L'intervention a également été raccourcie, pour ne pas ennuyer les téléspectateurs. Est-ce que cela change la façon de construire le discours politique ?

Cela change effectivement la manière de construire le discours politique. Par exemple, le discours sur l'état de l'Union a été rénové par les nouvelles technologies. Le premier discours a été prononcé par le premier président des Etats-Unis, George Washington. C'est dire l'ancienneté. Barack Obama l'a modernisé en annonçant une partie de ses mesures sur Facebook, dans des vidéos. Il utilise une diversité de réseaux sociaux. Sur LinkedIn, par exemple, a été dévoilée la possibilité future de faire garder ses enfants grâce à des crédits d'impôt. Et aujourd'hui, le discours sur l'état de l'Union est commenté et expliqué pour les youtubers. On a donc l'utilisation d'un panel très large de médias du Web pour atteindre un maximum de gens qui fait que le discours sur l'état de l'Union a été réduit au profit d'annonces sur ces nouveaux moyens de communication.

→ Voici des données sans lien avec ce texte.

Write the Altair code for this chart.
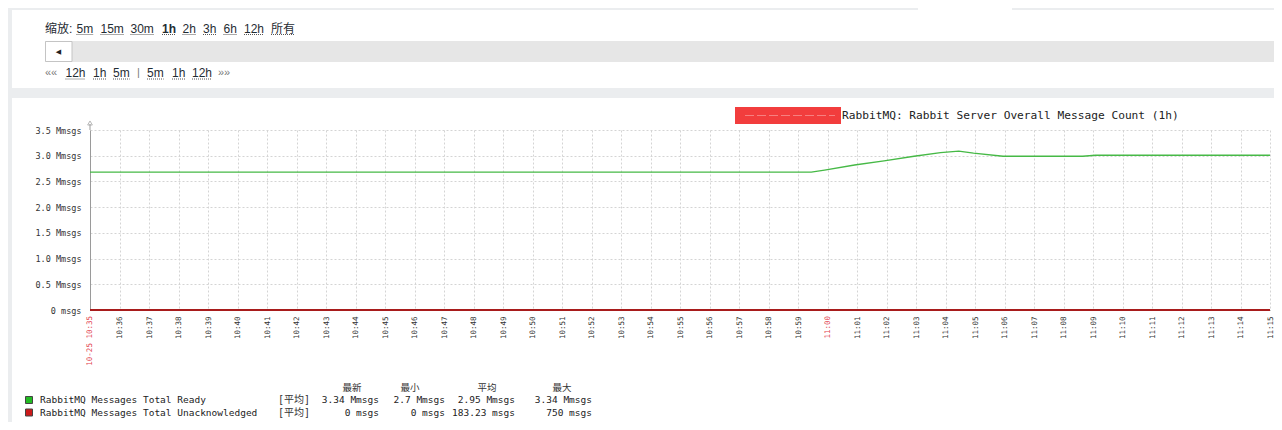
import altair as alt
import pandas as pd

# ---------------- data ----------------
DAY = "2019-10-25"
READY_TIMES = ["10:35:00", "10:59:27", "10:59:54", "11:00:55", "11:01:55", "11:02:56",
               "11:03:50", "11:04:27", "11:04:57", "11:05:57", "11:08:39", "11:09:05", "11:15:00"]
READY_VALUES = [2.68, 2.68, 2.72, 2.82, 2.90, 2.99, 3.06, 3.09, 3.05, 2.99, 2.99, 3.01, 3.01]  # Mmsgs
UNACK_TIMES = ["10:35:00", "11:15:00"]
UNACK_VALUES = [0.0, 0.0]  # Mmsgs (hundreds of msgs -> invisible)

SERIES = ["RabbitMQ Messages Total Ready", "RabbitMQ Messages Total Unacknowledged"]
LINE_COLORS = ["#46b946", "#a81c1c"]
SWATCH_COLORS = ["#22bb22", "#cc1a1a"]

Y_TICKS = [0, 0.5, 1.0, 1.5, 2.0, 2.5, 3.0, 3.5]
RED_TICK_TIMES = ["10:35:00", "11:00:00"]
RED_TICK_LABELS = ["10-25 10:35", "11:00"]
STAT_HEADERS = ["最新", "最小", "平均", "最大"]
STAT_READY = ["3.34 Mmsgs", "2.7 Mmsgs", "2.95 Mmsgs", "3.34 Mmsgs"]
STAT_UNACK = ["0 msgs", "0 msgs", "183.23 msgs", "750 msgs"]
FUNC_LABEL = "[平均]"

TITLE = "RabbitMQ: Rabbit Server Overall Message Count (1h)"
ZOOM_LABEL = "缩放:"
ZOOM_LINKS = ["5m", "15m", "30m", "1h", "2h", "3h", "6h", "12h", "所有"]
NAV_LINKS = ["««", "12h", "1h", "5m", "|", "5m", "1h", "12h", "»»"]

# ---------------- tables ----------------
ready_df = pd.DataFrame({"time": [f"{DAY}T{t}" for t in READY_TIMES], "value": READY_VALUES})
unack_df = pd.DataFrame({"time": [f"{DAY}T{t}" for t in UNACK_TIMES], "value": UNACK_VALUES})
red_df = pd.DataFrame({"time": [f"{DAY}T{t}" for t in RED_TICK_TIMES], "label": RED_TICK_LABELS})

# ---------------- layout (plot origin = page (90,130)) ----------------
W, H = 1180, 180
OX, OY = 90, 130
def px(x): return x - OX
def py(y): return y - OY

MONO = "DejaVu Sans Mono"
MIXED = "DejaVu Sans Mono, Noto Sans CJK SC"
UI = "Liberation Sans, Noto Sans CJK SC"
CJK = "Noto Sans CJK SC"
GRID = "#d4d4d4"
PANEL_GRAY = "#ebedef"

ONE = alt.Data(values=[{"k": 0}])

def rect(x, x2, y, y2, fill, stroke=None):
    kw = dict(fill=fill)
    if stroke:
        kw.update(stroke=stroke, strokeWidth=1)
    return alt.Chart(ONE).mark_rect(**kw).encode(
        x=alt.value(px(x)), x2=alt.value(px(x2)), y=alt.value(py(y)), y2=alt.value(py(y2)))

def text(s, x, y, **kw):
    return alt.Chart(ONE).mark_text(baseline="middle", **kw).encode(
        x=alt.value(px(x)), y=alt.value(py(y)), text=alt.value(s))

def hrule(x, x2, y, **kw):
    return alt.Chart(ONE).mark_rule(**kw).encode(
        x=alt.value(px(x)), x2=alt.value(px(x2)), y=alt.value(py(y)))

def est_width(s, size=12):
    w = 0
    for ch in s:
        if ord(ch) > 0x2E80:
            w += size
        elif ch in "mM":
            w += size * 0.83
        else:
            w += size * 0.556
    return w

layers = []
# gray page chrome
layers.append(rect(8, 12, 8, 430, PANEL_GRAY))
layers.append(rect(8, 1290, 8, 10, PANEL_GRAY))
layers.append(rect(918, 1012, 8, 10, "white"))
layers.append(rect(8, 1290, 88, 98, PANEL_GRAY))
# time slider bar
layers.append(rect(45, 1290, 41, 62, "#e6e6e6"))
layers.append(rect(45.5, 72, 41.5, 61.5, "white", stroke="#c4c4c4"))
layers.append(text("◀", 58.5, 51.5, align="center", font="DejaVu Sans", fontSize=7, color="#222"))

# zoom row
layers.append(text(ZOOM_LABEL, 45, 28.5, align="left", font=UI, fontSize=12, color="#1f2c33"))
zoom_x = [76.5, 100.5, 130.5, 162, 182.5, 203, 223.5, 244, 271]
for lab, x in zip(ZOOM_LINKS, zoom_x):
    layers.append(text(lab, x, 28.5, align="left", font=UI, fontSize=12, color="#1f2c33",
                       fontWeight="bold" if lab == "1h" else "normal"))
    layers.append(hrule(x, x + est_width(lab), 34.5, color="#555", strokeDash=[1, 1], strokeWidth=1))

# navigation row
nav_x = [45, 65.5, 93, 113, 137, 147, 172, 192, 218]
for lab, x in zip(NAV_LINKS, nav_x):
    plain = lab in ("««", "»»", "|")
    layers.append(text(lab, x, 72.5, align="left", font=UI, fontSize=12 if not plain else 11,
                       color="#1f2c33" if not plain else "#7a7a7a"))
    if not plain:
        layers.append(hrule(x, x + est_width(lab), 79, color="#555", strokeDash=[1, 1], strokeWidth=1))

# graph title with redaction box
layers.append(rect(735, 841, 107, 124, "#f23d3d"))
layers.append(hrule(745, 835, 115.5, color="#ffffff", opacity=0.35, strokeDash=[9, 3], strokeWidth=1))
layers.append(text(TITLE, 842, 115.5, align="left", font=MONO, fontSize=11.2, color="#222"))

# ---------------- the plot itself ----------------
t0 = alt.DateTime(year=2019, month=10, date=25, hours=10, minutes=35)
t1 = alt.DateTime(year=2019, month=10, date=25, hours=11, minutes=15)
x_scale = alt.Scale(domain=[t0, t1], nice=False)
y_scale = alt.Scale(domain=[0, 3.5], nice=False)

x_axis = alt.Axis(
    format="%H:%M",
    tickCount=40,
    labelAngle=270,
    labelExpr="minutes(datum.value) == 0 || minutes(datum.value) == 35 ? '' : datum.label",
    labelColor="#333333",
    labelFont=MONO, labelFontSize=7.5, labelPadding=6,
    labelOverlap=False, labelFlush=False,
    ticks=False, grid=True, gridColor=GRID, gridDash=[2, 2],
    domainColor="#9a9a9a", title=None,
)
y_axis = alt.Axis(
    values=Y_TICKS,
    tickCount=8,
    labelExpr="datum.value == 0 ? '0 msgs' : format(datum.value, '.1f') + ' Mmsgs'",
    labelFont=MONO, labelFontSize=8.5, labelColor="#333333", labelPadding=9,
    labelOverlap=False, labelFlush=False,
    ticks=False, grid=True, gridColor=GRID, gridDash=[2, 2],
    domainColor="#9a9a9a", title=None,
)

ready_line = alt.Chart(ready_df).mark_line(color=LINE_COLORS[0], strokeWidth=1.4).encode(
    x=alt.X("time:T", scale=x_scale, axis=x_axis),
    y=alt.Y("value:Q", scale=y_scale, axis=y_axis),
)
unack_line = alt.Chart(unack_df).mark_line(color=LINE_COLORS[1], strokeWidth=2).encode(
    x=alt.X("time:T", scale=x_scale, axis=x_axis),
    y=alt.Y("value:Q", scale=y_scale, axis=y_axis),
)
red_labels = alt.Chart(red_df).mark_text(
    angle=270, align="right", baseline="middle", font=MONO, fontSize=7.5, color="#e2414f"
).encode(
    x=alt.X("time:T", scale=x_scale, axis=x_axis),
    y=alt.value(H + 6),
    text="label:N",
)
layers += [ready_line, unack_line, red_labels]

# y-axis arrow
layers.append(alt.Chart(ONE).mark_rule(color="#9a9a9a").encode(
    x=alt.value(0), y=alt.value(-6), y2=alt.value(0)))
layers.append(alt.Chart(ONE).mark_point(shape="triangle-up", filled=False, size=22, color="#9a9a9a",
                                        strokeWidth=1).encode(x=alt.value(0), y=alt.value(-7)))

# ---------------- legend table ----------------
row_y = [400, 412.5]
stat_right = [379, 445, 515, 592]
header_center = [352, 410, 487, 562]
for h, cx in zip(STAT_HEADERS, header_center):
    layers.append(text(h, cx, 387.5, align="center", font=CJK, fontSize=9.5, color="#333"))
for i, (name, sw, stats) in enumerate(zip(SERIES, SWATCH_COLORS, [STAT_READY, STAT_UNACK])):
    y = row_y[i]
    layers.append(rect(25.5, 32.5, y - 3.5, y + 3.5, sw, stroke="#444"))
    layers.append(text(name, 40, y, align="left", font=MONO, fontSize=9.5, color="#222"))
    layers.append(text(FUNC_LABEL, 278, y, align="left", font=MIXED, fontSize=10, color="#333"))
    for s, rx in zip(stats, stat_right):
        layers.append(text(s, rx, y, align="right", font=MONO, fontSize=9.5, color="#222"))

chart = alt.layer(*layers).properties(
    width=W, height=H,
    padding={"left": 82, "top": 122, "right": 4, "bottom": 112},
    autosize=alt.AutoSizeParams(type="none"),
    background="white",
).configure_view(stroke=None)

chart.save("out.html", embed_options={"renderer": "svg", "actions": False})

Plus profondément, cela peut transformer la manière de faire de la politique. Comme tout réseau, le réseau social est un entre-soi.  Cela veut dire que la politique pourrait bientôt se résumer en la capacité de captation des différentes tribus du web. C'est ainsi que se penseront les victoires électorales de demain. On peut ainsi imaginer de s'adresser à la communauté noire américaine par le site de la National Association for the Advancement of Colored People (NAACP). Chaque communauté aux Etats-Unis aurait son semblant de communication "personnelle" avec le Président.

La télévision d'hier, pour le dire simplement, c'était "voir ensemble pour vivre ensemble". Quand vous aviez il y a vingt ans 66 millions de personnes devant la télévision, vous pouvez imaginer que tous les âges, toutes les communautés étaient en train de regarder. S'il y a moitié moins d'Américains qui ont vu le discours en 2015 par rapport à 1993, c'est parce qu'il n'y a désormais qu'une partie des Américains qui regarde, les plus âgés notamment. Car les plus jeunes sont sur les réseaux sociaux.  Les médias communautaires transforment ainsi le rapport entre les médias en général et la politique.

Le discours politique n'en perd-il pas de sa valeur ?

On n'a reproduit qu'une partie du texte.